In summary, thus far Pope Francis has not been in my eyes a great Pope. Is he an immoral monster like Alexander VI? No, but Pope Francis is a Pope that in my opinion is leading the Church in the wrong direction. That does not mean he is not the current Pope, nor does it mean that everything he says and does is wrong. It does mean that he is not doing a very good job of leading the Church, and he is certainly not proclaiming a very clear message of the Gospel from his words and his actions. No, this does not shake my faith one bit in the indefectibility of the Catholic Church. Read the article above that I linked to, to get an idea of why.

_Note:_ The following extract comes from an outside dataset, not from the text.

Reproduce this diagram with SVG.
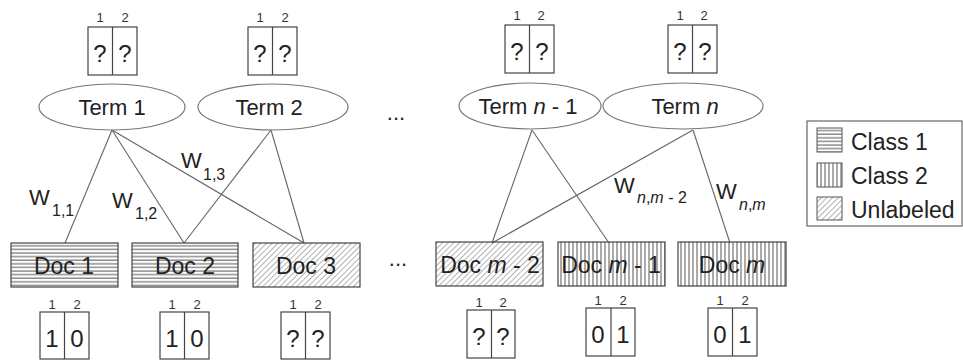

Finally, for those who continue to persevere in their foolish "Pope can do no wrong" attitude, and continue to blame the media for everything, they are hurting the Church by failing to recognize the serious problems that this Pope is causing. It all comes down to the conversion of souls. If the Pope does something deserving of criticism, it is not wrong to criticize, in charity. It gives no Catholic pleasure in pointing out the failures of the Pope. I wonder however if all of these these Neo-Catholics who hold Cardinal Newman up as their hero would have condemned Cardinal Newman when he criticized Pope Pius IX? Anyone remember that one? "We have come to a climax of tyranny. It is not good for a pope to live twenty years. It is anomaly, and bears no good fruit; he becomes a god, has no one to contradict him, does not know facts, and does cruel things without meaning it.” and “We must hope, for one is obliged to hope it, that the pope will be driven from Rome and will not continue the council or that there will be another pope. It is sad he should force us to such wishes.”Volume 25 of Dessain's "The Letters and Diaries of John Henry Newman.